Photo Credit: Carlos Garcia | Daily Texan Staff

After browsing online costume shops all night, social work sophomore Kathryn Merchant finally clicks “buy” on a Regina costume from “Once Upon a Time,” hoping it will be recognizable and not received as the “generic bad witch.” 

Merchant will don her costume for Attack on Comic Con, UT’s take on the recent trend of pop culture conventions, which brings together fans of comics, anime and science fiction for an evening of socialization and impersonation. Campus Events + Entertainment’s Asian American Culture branch will host the event from 7 to 9 p.m. on Tuesday, Oct. 25 in the SAC ballroom. 

Some of the available activities are an “Attack on Titan”-themed bean bag toss, Kamehameha contest, celebrity trivia game and the main event: a cosplay contest.

While those unfamiliar with comic cons may be overwhelmed by the amount of people wearing obscure costumes, the conventions are all about meeting people with similar interests and getting to know other fandoms. 

“The comic cons I’ve been to are full of people just looking to have a great time,” Merchant said. “Everyone is all smiles, and there’s no judging allowed.”

Event coordinator Van-Anh Van-Dinh said the space is welcoming to enthusiasts of anything entertainment-related.

“We want people who are interested in pop culture to just be themselves,” said Van-Dinh, a business freshman.

Cosplaying, which is the practice of dressing up as a fictional character, is an integral part of comic cons. While it can be fun, some students believe cosplaying still carries a social stigma. Accounting sophomore Alton Braxton said a part of the reason he will dress up as Finn from “Star Wars” is because it’s one of the more socially acceptable costumes to wear when walking across campus. 

Although no celebrities will make an appearance at Attack on Comic Con, as they do in larger conventions, Braxton said he is more concerned with the social aspect of the event.

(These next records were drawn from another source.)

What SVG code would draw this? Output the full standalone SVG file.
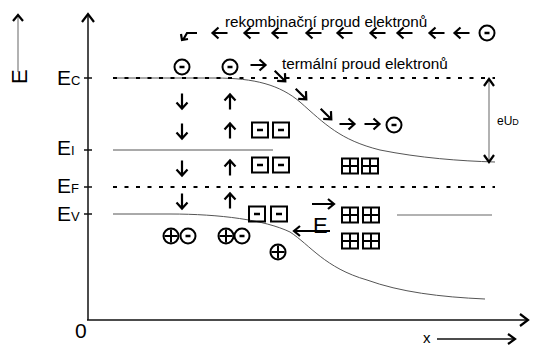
<svg xmlns="http://www.w3.org/2000/svg" width="533" height="345" viewBox="0 0 533 345">
<style>
.t{font-family:"Liberation Sans",Arial,sans-serif;fill:#000}
.ar{fill:none;stroke:#000;stroke-width:2.2}
.ch{fill:none;stroke:#000;stroke-width:2}
.mn{fill:none;stroke:#000;stroke-width:2.5}
.curve{fill:none;stroke:#555;stroke-width:1}
.dot{fill:none;stroke:#000;stroke-width:2;stroke-dasharray:4 7.5}
.ax{fill:none;stroke:#111;stroke-width:1.5}
.gl{fill:none;stroke:#999;stroke-width:1.5}
</style>
<defs>
<path id="a" d="M-7.5,0H7.5M1.5,-5.5L7.5,0L1.5,5.5" class="ar"/>
<g id="em"><circle r="7.5" class="ch"/><path d="M-2.5,0H2.5" class="mn"/></g>
<g id="hp"><circle r="7.5" class="ch"/><path d="M-6.5,0H6.5M0,-6.5V6.5" class="ch"/></g>
<g id="bm"><rect x="-8" y="-7.5" width="16" height="15" class="ch"/><path d="M-3,0H3" class="mn"/></g>
<g id="bp"><rect x="-8" y="-7.5" width="16" height="15" class="ch"/><path d="M-8,0H8M0,-7.5V7.5" class="ch"/></g>
</defs>

<g id="axes">
<path class="gl" d="M18,72V16"/>
<path class="ar" d="M13,21L18,15L23,21"/>
<text class="t" font-size="22" transform="translate(27,84) rotate(-90)">E</text>
<path class="ax" d="M88,320V15"/>
<path class="ar" d="M82,22L88,14L94,22"/>
<path class="ax" d="M87,320H527"/>
<path class="ar" d="M520,314L528,320L520,326"/>
<text class="t" x="75" y="338" font-size="21">0</text>
<text class="t" x="423" y="343" font-size="15">x</text>
<path class="ax" d="M437,339H514"/>
<path class="ar" d="M508,334L515,339L508,344"/>
<path class="ax" d="M84,78H92M84,150H92M84,187H92M84,214H92"/>
</g>

<g id="labels">
<text class="t" x="57" y="85" font-size="21">E<tspan font-size="13">C</tspan></text>
<text class="t" x="57" y="155" font-size="21">E<tspan font-size="13">I</tspan></text>
<text class="t" x="57" y="193" font-size="21">E<tspan font-size="13">F</tspan></text>
<text class="t" x="57" y="221" font-size="21">E<tspan font-size="13">V</tspan></text>
<text class="t" x="225" y="27" font-size="15.3">rekombinační proud elektronů</text>
<text class="t" x="282" y="69" font-size="15.3">termální proud elektronů</text>
<text class="t" x="497" y="125" font-size="12">eU<tspan font-size="9">D</tspan></text>
</g>

<g id="bands">
<path class="curve" d="M113,78L215,78C255,78 280,85 300,102C325,124 340,140 380,150C420,158 460,161 495,162"/>
<path class="curve" d="M113,214L170,214C220,214 265,220 290,232C310,245 325,268 367,280C400,292 440,297 485,299"/>
<path class="curve" d="M113,150H273" stroke="#777"/>
<path class="gl" d="M397,215H492"/>
<path class="dot" d="M113,78H495"/>
<path class="dot" d="M113,187H495"/>
</g>

<g id="eud">
<path class="gl" d="M489,80V161"/>
<path class="ar" d="M484,86L489,79L494,86M484,155L489,162L494,155"/>
</g>

<g id="recombination">
<use href="#em" x="487" y="33"/>
<use href="#a" transform="translate(462,33) rotate(180)"/>
<use href="#a" transform="translate(437,33) rotate(180)"/>
<use href="#a" transform="translate(405,33) rotate(180)"/>
<use href="#a" transform="translate(378,33) rotate(180)"/>
<use href="#a" transform="translate(345,33) rotate(180)"/>
<use href="#a" transform="translate(314,33) rotate(180)"/>
<use href="#a" transform="translate(280,33) rotate(180)"/>
<use href="#a" transform="translate(252,33) rotate(180)"/>
<use href="#a" transform="translate(220,33) rotate(180)"/>
<path class="ar" d="M197,33H187L183,40M181,34L182,40L188,39"/>
</g>

<g id="thermal">
<use href="#em" x="182" y="67"/>
<use href="#em" x="230" y="67"/>
<use href="#a" transform="translate(258,65)"/>
<use href="#a" transform="translate(280,76) rotate(45)"/>
<use href="#a" transform="translate(301,94) rotate(45)"/>
<use href="#a" transform="translate(326,114) rotate(45)"/>
<use href="#a" transform="translate(347,124)"/>
<use href="#a" transform="translate(372,124)"/>
<use href="#em" x="394" y="125"/>
</g>

<g id="vertical-arrows">
<use href="#a" transform="translate(182,101) rotate(90)"/>
<use href="#a" transform="translate(182,131) rotate(90)"/>
<use href="#a" transform="translate(182,168) rotate(90)"/>
<use href="#a" transform="translate(182,201) rotate(90)"/>
<use href="#a" transform="translate(230,102) rotate(-90)"/>
<use href="#a" transform="translate(230,131) rotate(-90)"/>
<use href="#a" transform="translate(230,168) rotate(-90)"/>
<use href="#a" transform="translate(230,201) rotate(-90)"/>
</g>

<g id="acceptors">
<use href="#bm" x="260" y="130"/>
<use href="#bm" x="281" y="130"/>
<use href="#bm" x="260" y="165"/>
<use href="#bm" x="281" y="165"/>
<use href="#bm" x="257" y="214"/>
<use href="#bm" x="279" y="214"/>
</g>

<g id="donors">
<use href="#bp" x="350" y="166"/>
<use href="#bp" x="370" y="166"/>
<use href="#bp" x="350" y="215"/>
<use href="#bp" x="371" y="215"/>
<use href="#bp" x="350" y="241"/>
<use href="#bp" x="371" y="241"/>
</g>

<g id="carriers">
<use href="#hp" x="171" y="236"/>
<use href="#em" x="188" y="236"/>
<use href="#hp" x="226" y="236"/>
<use href="#em" x="242" y="236"/>
<use href="#hp" x="278" y="252"/>
</g>

<g id="field">
<text class="t" x="313" y="233" font-size="22">E</text>
<path class="ar" d="M312,204H334M328,199L334,204L328,209"/>
<path class="ar" d="M294,231H330M300,226L294,231L300,236"/>
</g>
</svg>
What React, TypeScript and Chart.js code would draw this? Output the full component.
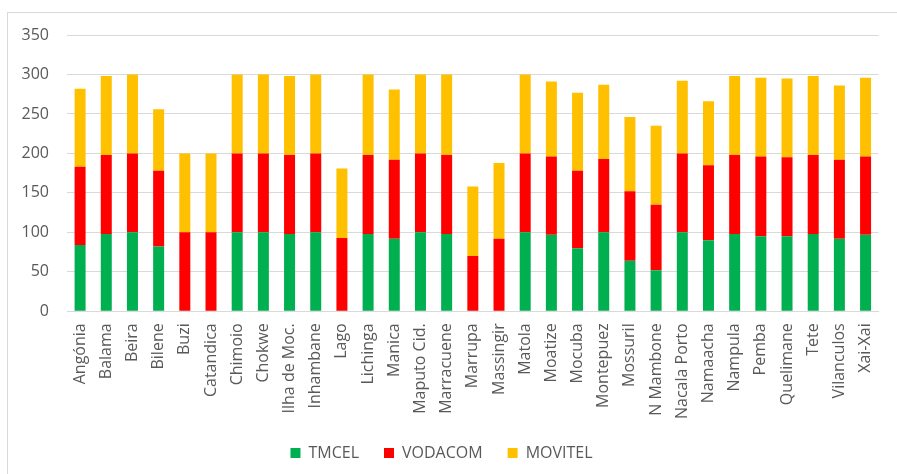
import React, { useEffect, useRef } from "react";
import { Chart, registerables } from "chart.js";

Chart.register(...registerables);

const categories = [
  "Angónia", "Balama", "Beira", "Bilene", "Buzi", "Catandica", "Chimoio", "Chokwe",
  "Ilha de Moc.", "Inhambane", "Lago", "Lichinga", "Manica", "Maputo Cid.", "Marracuene",
  "Marrupa", "Massingir", "Matola", "Moatize", "Mocuba", "Montepuez", "Mossuril",
  "N Mambone", "Nacala Porto", "Namaacha", "Nampula", "Pemba", "Quelimane", "Tete",
  "Vilanculos", "Xai-Xai",
];

const tmcel = [84, 98, 100, 82, 0, 0, 100, 100, 98, 100, 0, 98, 92, 100, 98, 0, 0, 100, 97, 80, 100, 64, 52, 100, 90, 98, 95, 95, 98, 92, 97];
const vodacom = [99, 100, 100, 96, 100, 100, 100, 100, 100, 100, 93, 100, 100, 100, 100, 70, 92, 100, 99, 98, 93, 88, 83, 100, 95, 100, 101, 100, 100, 100, 99];
const movitel = [99, 100, 100, 78, 100, 100, 100, 100, 100, 100, 88, 102, 89, 100, 102, 88, 96, 100, 95, 99, 94, 94, 100, 92, 81, 100, 100, 100, 100, 94, 100];

const seriesNames = ["TMCEL", "VODACOM", "MOVITEL"];
const seriesColors = ["#00B050", "#FF0000", "#FFC000"];
const yTicks = [0, 50, 100, 150, 200, 250, 300, 350];

export default function App() {
  const ref = useRef<HTMLCanvasElement | null>(null);

  useEffect(() => {
    if (!ref.current) return;
    const font = { family: "'Open Sans', sans-serif", size: 16 };
    const values = [tmcel, vodacom, movitel];
    const chart = new Chart(ref.current, {
      type: "bar",
      data: {
        labels: categories,
        datasets: seriesNames.map((name, i) => ({
          label: name,
          data: values[i],
          backgroundColor: seriesColors[i],
          borderWidth: 0,
          barPercentage: 0.42,
          categoryPercentage: 1,
        })),
      },
      options: {
        responsive: false,
        animation: false,
        layout: { padding: { top: 35, right: 14, left: 0, bottom: 3 } },
        plugins: {
          tooltip: { enabled: false },
          legend: {
            position: "bottom",
            labels: {
              font,
              color: "#595959",
              boxWidth: 10,
              boxHeight: 10,
              padding: 25,
            },
          },
        },
        scales: {
          x: {
            stacked: true,
            grid: { display: false, drawTicks: false },
            border: { display: true, color: "#d9d9d9", width: 1 },
            afterFit: (scale: any) => {
              scale.height = scale.height - 11;
            },
            ticks: {
              font,
              color: "#595959",
              autoSkip: false,
              minRotation: 90,
              maxRotation: 90,
              padding: 12,
            },
          },
          y: {
            stacked: true,
            min: 0,
            max: 350,
            afterFit: (scale: any) => {
              scale.width = 67;
            },
            afterBuildTicks: (scale: any) => {
              scale.ticks = yTicks.map((v) => ({ value: v }));
            },
            grid: { color: "#d9d9d9", drawTicks: false },
            border: { display: false },
            ticks: {
              font,
              color: "#595959",
              padding: 18,
            },
          },
        },
      },
    });
    return () => chart.destroy();
  }, []);

  return (
    <div
      style={{
        position: "absolute",
        left: 0,
        top: 0,
        width: 897,
        height: 474,
        background: "#ffffff",
        overflow: "hidden",
      }}
    >
      <div
        style={{
          position: "absolute",
          left: 7,
          top: 12,
          width: 2000,
          height: 2000,
          border: "1px solid #d9d9d9",
        }}
      />
      <canvas ref={ref} width={897} height={474} style={{ position: "absolute", left: 0, top: 0 }} />
    </div>
  );
}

“Everyone goes to UT, so I’m more excited about getting to know new people than about meeting a game developer,” Braxton said. 

Van-Dinh said she expects the event to be a success because Austinites flock to pop culture conventions.

“This is the first time we put on Attack on Comic Con,” Van-Dinh said. “If it’s a success, we want to make it bigger next year and invite people to form a panel.”